The actual Splunk search query looks like this (it is a bit corrected from the one used within image):
index=logs method=POST page=/Login.aspx
| eval username_lower=lower(username)
| dedup username_lower, ip, ua
| eval ip_subnet=ip
| rex mode=sed field=ip_subnet "s/^(\d+\.\d+\.\d+\.).*/\1x/g"
| fields _time, ip, ip_subnet, username, username_lower, ua
| fields - _raw
What it does is this:
- uses index=logs to pull all WEB traffic data. This assumes that indexed data already contains either fields or aliases:
username, ip, ua, page and method.
- considers only login-specific events by this query: method=POST page=/Login.aspx
This of course needs to be modified using specifics of your application.
- lowercased username is created because username usually is not case sensitive field and users may type it differently:
| eval username_lower=lower(username)
- all hourly login events are deduplicated: dedup username_lower, ip, ua
- ip_subnet field is created. If input IP address looks like this: 184.108.40.206 then ip_subnet will take this value: 12.3.45.x
- Then we specify which fields we want to send to our summary index and exclude original _raw field (which is huge and unnecessary to keep).
Please note that in this demo I used destination App = “Search & Reporting”. Although it is recommended to create a separate App dedicated to security and security-related alerting needs.
Run fill_summary_index.py to backfill summary index with previous data:
The last part to keep in mind is that we need to backfill summary index.
According to the definition of our main challenge – the main alerting query will need to reference login history data ‘within the last 45 days‘. And so we better populate out summary index with these events – assuming your web traffic log index keeps data going that far.
Backfill summary index is executed by the python script: %SPLUNK_HOME%/bin/fill_summary_index.py
General syntax is as follows (execute it from %SPLUNK_HOME%/bin/ folder):
splunk cmd python fill_summary_index.py -app your-app-name -name “Summary: logins” -et -45d -lt -1h@h -dedup true -j 4 -owner admin -auth admin:YouRAdminPasSw0rD
Please note that:
- You need to adjust syntax of above according to your setup
- Depending on the volume of data – it is wise to execute summary index backfull script in small chunks.
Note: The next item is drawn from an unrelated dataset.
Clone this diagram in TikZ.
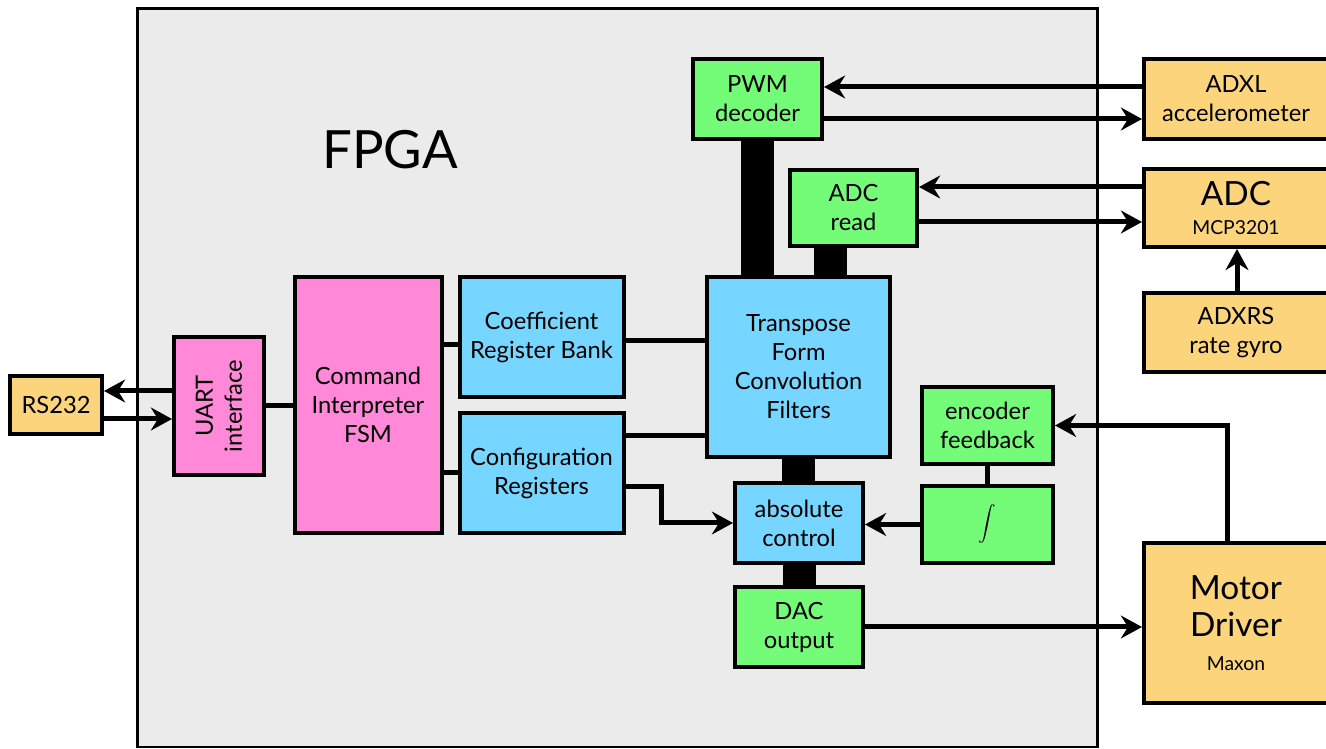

Above script sample says: ‘-et -45d’ – which may be too much to handle in one shot. Try to execute it for one day and see how fast it will work and then build from there.
- Adjust scheduled search name: ‘-name …’ parameter if you named it differently.
- Adjust access credentials
It is wise to execute back fill script from cron job on a regular basis to backfill missed hourly summaries. It could happen if your computer may went offline due to temporary maintenance or upgrade tasks.